Cards that are added to the deck later are predominantly "remove" events with decent frequency of play, so trying to work out some to cut doesn't seem to have as much upside. Still, Lady Jane Grey seems like she has a ridiculously narrow application (even though a game on the period seems like it needs a card for her), and Halley's Comet is fairly specialized although with a decent payoff if you can set it up. But more of these cards seem like Dissolution of the Monasteries, which is a fairly nice card. It's similar to Sale of Moluccas (in that one specific player draws two cards), but has a much better shot at getting played because it benefits two players (the Protestants also get three reformation attempts, which benefits both them and the English) and it has significant enough upside for all concerned to be worth dealing for. I wish there were more cards like this and Cloth Prices Fluctuate, which affect multiple players and so are both more likely to be played and could more easily be used as the basis for diplomacy.

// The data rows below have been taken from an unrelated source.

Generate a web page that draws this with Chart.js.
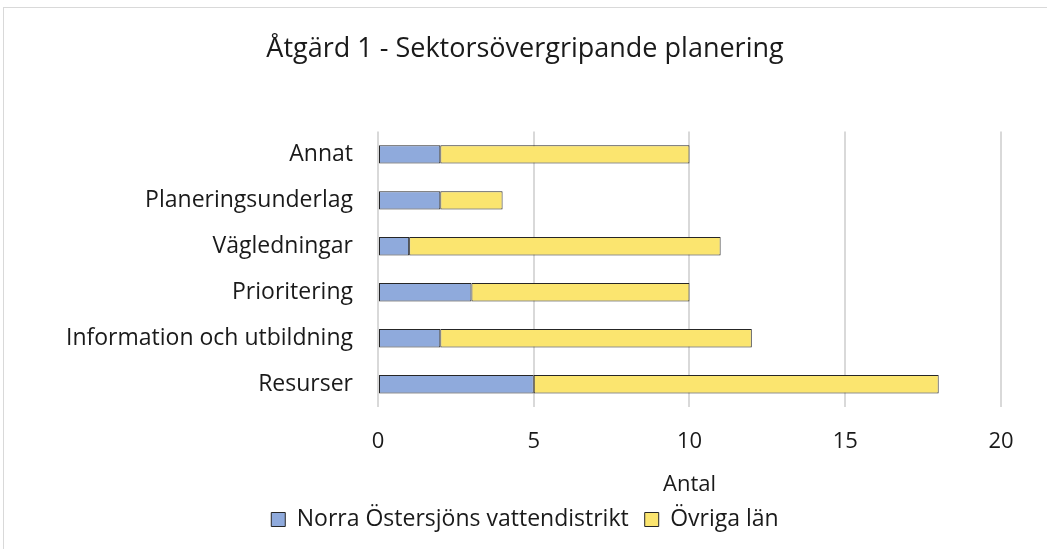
<!DOCTYPE html>
<html>
<head>
<meta charset="utf-8">
<script src="https://cdn.jsdelivr.net/npm/chart.js@4"></script>
<style>
  body { margin: 0; background: #fff; }
  #wrap { position: absolute; left: 3px; top: 7px; width: 1050px; height: 550px; border: 1px solid #d9d9d9; box-sizing: border-box; }
  #box { position: absolute; left: 0; top: 0; width: 1047px; height: 549px; }
</style>
</head>
<body>
<div id="wrap"></div>
<div id="box"><canvas id="chart"></canvas></div>
<script>
const categories = ['Annat', 'Planeringsunderlag', 'Vägledningar', 'Prioritering', 'Information och utbildning', 'Resurser'];
const norra = [2, 2, 1, 3, 2, 5];
const ovriga = [8, 2, 10, 7, 10, 13];
const xTicks = [0, 5, 10, 15, 20];

const font = 'Open Sans';

const ctx = document.getElementById('chart').getContext('2d');
const chart = new Chart(ctx, {
  type: 'bar',
  data: {
    labels: categories,
    datasets: [{
      label: 'Norra Östersjöns vattendistrikt',
      data: norra,
      backgroundColor: '#8faadc',
      borderColor: '#262626',
      borderWidth: 1,
      borderSkipped: false,
      categoryPercentage: 0.4,
      barPercentage: 1
    }, {
      label: 'Övriga län',
      data: ovriga,
      backgroundColor: '#fbe56f',
      borderColor: '#262626',
      borderWidth: 1,
      borderSkipped: false,
      categoryPercentage: 0.4,
      barPercentage: 1
    }]
  },
  options: {
    indexAxis: 'y',
    responsive: true,
    maintainAspectRatio: false,
    animation: false,
    layout: {
      padding: { left: 49, right: 46, top: 20, bottom: 8 }
    },
    plugins: {
      title: {
        display: true,
        text: 'Åtgärd 1 - Sektorsövergripande planering',
        color: '#1a1a1a',
        font: { size: 27, family: font, weight: 'normal' },
        padding: { top: 13, bottom: 66 }
      },
      legend: {
        position: 'bottom',
        labels: {
          color: '#1a1a1a',
          font: { size: 23, family: font },
          boxWidth: 14,
          boxHeight: 14,
          padding: 16
        }
      },
      tooltip: { enabled: false }
    },
    scales: {
      x: {
        stacked: true,
        min: 0,
        max: 20,
        afterBuildTicks: (axis) => {
          axis.ticks = xTicks.map(v => ({ value: v }));
        },
        grid: { color: '#d9d9d9', lineWidth: 2, drawTicks: false },
        border: { display: false },
        ticks: {
          color: '#1a1a1a',
          font: { size: 22, family: font },
          padding: 21
        },
        title: {
          display: true,
          text: 'Antal',
          color: '#1a1a1a',
          font: { size: 22, family: font },
          padding: { top: -4, bottom: -6 }
        }
      },
      y: {
        stacked: true,
        grid: { display: false },
        border: { display: false },
        ticks: {
          color: '#1a1a1a',
          font: { size: 23, family: font },
          padding: 17
        }
      }
    }
  }
});
</script>
</body>
</html>
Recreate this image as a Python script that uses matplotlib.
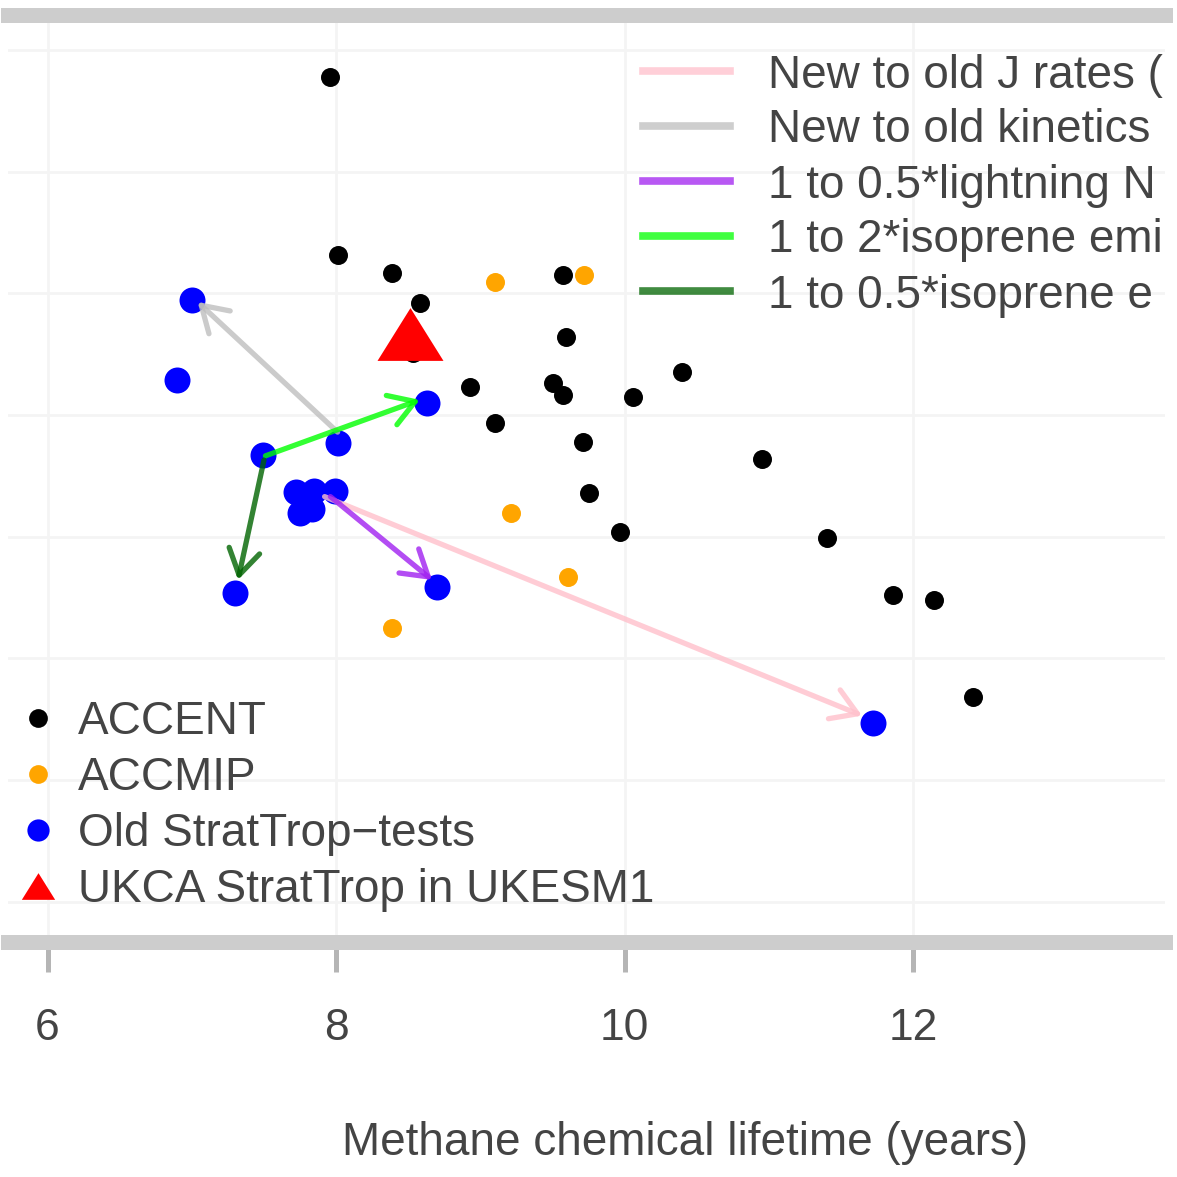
import matplotlib
matplotlib.use("Agg")
import matplotlib.pyplot as plt
from matplotlib.lines import Line2D

plt.rcParams['font.family'] = ['Liberation Sans', 'DejaVu Sans']

# ---------------- data ----------------
accent_x = [7.96, 8.01, 8.39, 8.58, 8.53, 9.57, 9.59, 8.93, 9.50, 9.57, 9.10,
            10.06, 10.40, 9.71, 10.95, 9.75, 9.97, 11.40, 11.86, 12.14, 12.41]
accent_y = [395.6, 366.3, 363.4, 358.4, 350.2, 363.0, 352.8, 344.6, 345.3, 343.3, 338.7,
            343.0, 347.1, 335.6, 332.8, 327.2, 320.8, 319.8, 310.5, 309.6, 293.7]

accmip_x = [9.10, 9.72, 9.21, 9.61, 8.39]
accmip_y = [361.9, 363.0, 323.9, 313.4, 305.0]

old_x = [7.00, 6.90, 8.01, 7.49, 8.63, 7.72, 7.85, 7.99, 7.75, 7.83, 7.80, 7.30, 8.70, 11.72]
old_y = [358.9, 345.8, 335.4, 333.5, 342.0, 327.4, 327.5, 327.6, 323.9, 324.5, 325.8, 310.8, 311.8, 289.4]

ukca_x = [8.51]
ukca_y = [353.3]

point_labels = ["ACCENT", "ACCMIP", "Old StratTrop\u2212tests", "UKCA StratTrop in UKESM1"]
point_colors = ["black", "#FFA500", "#0000FF", "#FF0000"]

# labels as far as they are visible in the (cropped) reference
arrow_labels = ["New to old J rates (", "New to old kinetics",
                "1 to 0.5*lightning N", "1 to 2*isoprene emi",
                "1 to 0.5*isoprene e"]
arrow_colors = ["#FFC0CB", "#BEBEBE", "#A020F0", "#00FF00", "#006400"]
arrow_x0 = [7.92, 8.01, 7.96, 7.51, 7.50]
arrow_y0 = [326.6, 337.2, 326.6, 333.3, 332.6]
arrow_x1 = [11.645, 7.04, 8.665, 8.58, 7.32]
arrow_y1 = [290.6, 358.6, 312.9, 342.5, 312.9]

x_ticks = [6, 8, 10, 12]
x_ticklabels = ["6", "8", "10", "12"]
y_grid = [260, 280, 300, 320, 340, 360, 380, 400]
x_label = "Methane chemical lifetime (years)"

# ---------------- layout ----------------
W = 1177.0
fig = plt.figure(figsize=(11.77, 11.77), dpi=100)
L, R, T, B = 8, 1165, 15, 942
ax = fig.add_axes([L / W, 1 - B / W, (R - L) / W, (B - T) / W])
ax.set_xlim(5.726, 13.744)
ax.set_ylim(253.4, 405.75)

for s in ["left", "right"]:
    ax.spines[s].set_visible(False)
for s in ["top", "bottom"]:
    ax.spines[s].set_color("#cdcdcd")
    ax.spines[s].set_linewidth(10.8)

ax.set_xticks(x_ticks)
ax.set_xticklabels(x_ticklabels)
ax.set_yticks(y_grid)
ax.tick_params(axis="y", left=False, labelleft=False)
ax.tick_params(axis="x", direction="out", length=21.6, width=3.6, color="#b5b5b5",
               pad=26, labelsize=32, labelcolor="#444444")
ax.grid(True, color="#f4f4f4", lw=2.0)
ax.set_axisbelow(True)

TXT = "#444444"
ax.set_xlabel(x_label, fontsize=33, color=TXT, labelpad=52, x=(685 - L) / (R - L), ha="center")

# ---------------- marks ----------------
ax.scatter(accent_x, accent_y, s=187, color=point_colors[0], linewidths=0, zorder=3)
ax.scatter(accmip_x, accmip_y, s=187, color=point_colors[1], linewidths=0, zorder=3)
ax.scatter(old_x, old_y, s=350, color=point_colors[2], linewidths=0, zorder=3)

for x0, y0, x1, y1, c in zip(arrow_x0, arrow_y0, arrow_x1, arrow_y1, arrow_colors):
    ax.annotate("", xy=(x1, y1), xytext=(x0, y0),
                arrowprops=dict(arrowstyle="->,head_length=0.45,head_width=0.28",
                                mutation_scale=40, color=c, lw=3.8, alpha=0.8,
                                shrinkA=0, shrinkB=0), zorder=4)

tri = [(-1, -0.8), (1, -0.8), (0, 0.8)]
ax.scatter(ukca_x, ukca_y, s=47.5 ** 2, marker=tri, color=point_colors[3], linewidths=0, zorder=5)

# ---------------- legends ----------------
fs = 33
arrow_handles = [Line2D([], [], color=c, lw=5.5, alpha=0.75) for c in arrow_colors]
leg1 = ax.legend(arrow_handles, arrow_labels, loc="upper left",
                 bbox_to_anchor=(643 / W, 1 - 53.5 / W), bbox_transform=fig.transFigure,
                 frameon=False, borderpad=0, borderaxespad=0, fontsize=fs,
                 handlelength=1.89, handletextpad=0.83, labelspacing=0.24,
                 labelcolor=TXT)
ax.add_artist(leg1)

pt_handles = [
    Line2D([], [], ls="", marker="o", markersize=13.5, color=point_colors[0], markeredgewidth=0),
    Line2D([], [], ls="", marker="o", markersize=13.5, color=point_colors[1], markeredgewidth=0),
    Line2D([], [], ls="", marker="o", markersize=16, color=point_colors[2], markeredgewidth=0),
    Line2D([], [], ls="", marker=tri, markersize=24, color=point_colors[3], markeredgewidth=0),
]
leg2 = ax.legend(pt_handles, point_labels, loc="upper left",
                 bbox_to_anchor=(19.7 / W, 1 - 700.5 / W), bbox_transform=fig.transFigure,
                 frameon=False, borderpad=0, borderaxespad=0, fontsize=fs,
                 handlelength=0.8, handletextpad=0.47, labelspacing=0.26,
                 labelcolor=TXT)

fig.savefig("out.png", dpi=100)
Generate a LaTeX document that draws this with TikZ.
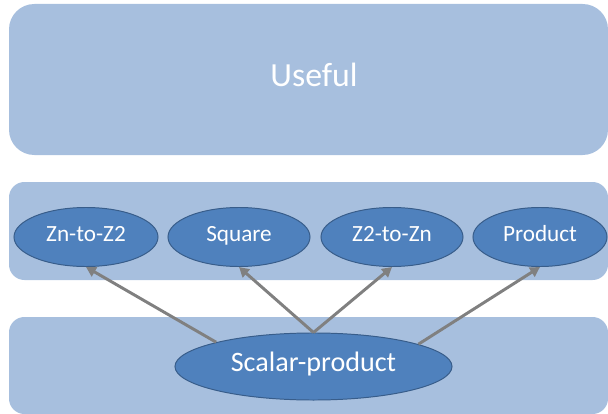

What is the result of this whole thought experiment? My initial impression of the Here I Stand deck was that there were just too many cards, and as a result not enough interesting and flavorful events were being played. My first couple games have seen very few of the "remove" cards played, resulting in a huge draw deck by turn 4. Having now pored over the deck, I have to say, it looks better on close inspection than it did from a distance. There are lots of good events that should see fairly regular usage, the core at-start cards seem to have found a nice spot, generic enough to be generally playable but specific enough to have flavor. But I still do worry that it's too hard to play a lot of the core thematic events (typically, the non-mandatory "remove" events), resulting in a big deck that doesn't thin that much, aggravating the problem when more cards are added. It's close. But I'm pretty convinced that the Here I Stand deck should be at least a bit smaller.

1 comment:

  1. Sadly, a bunch of good commentary on this piece was lost when HaloScan (the comment provider on my old blog) went away.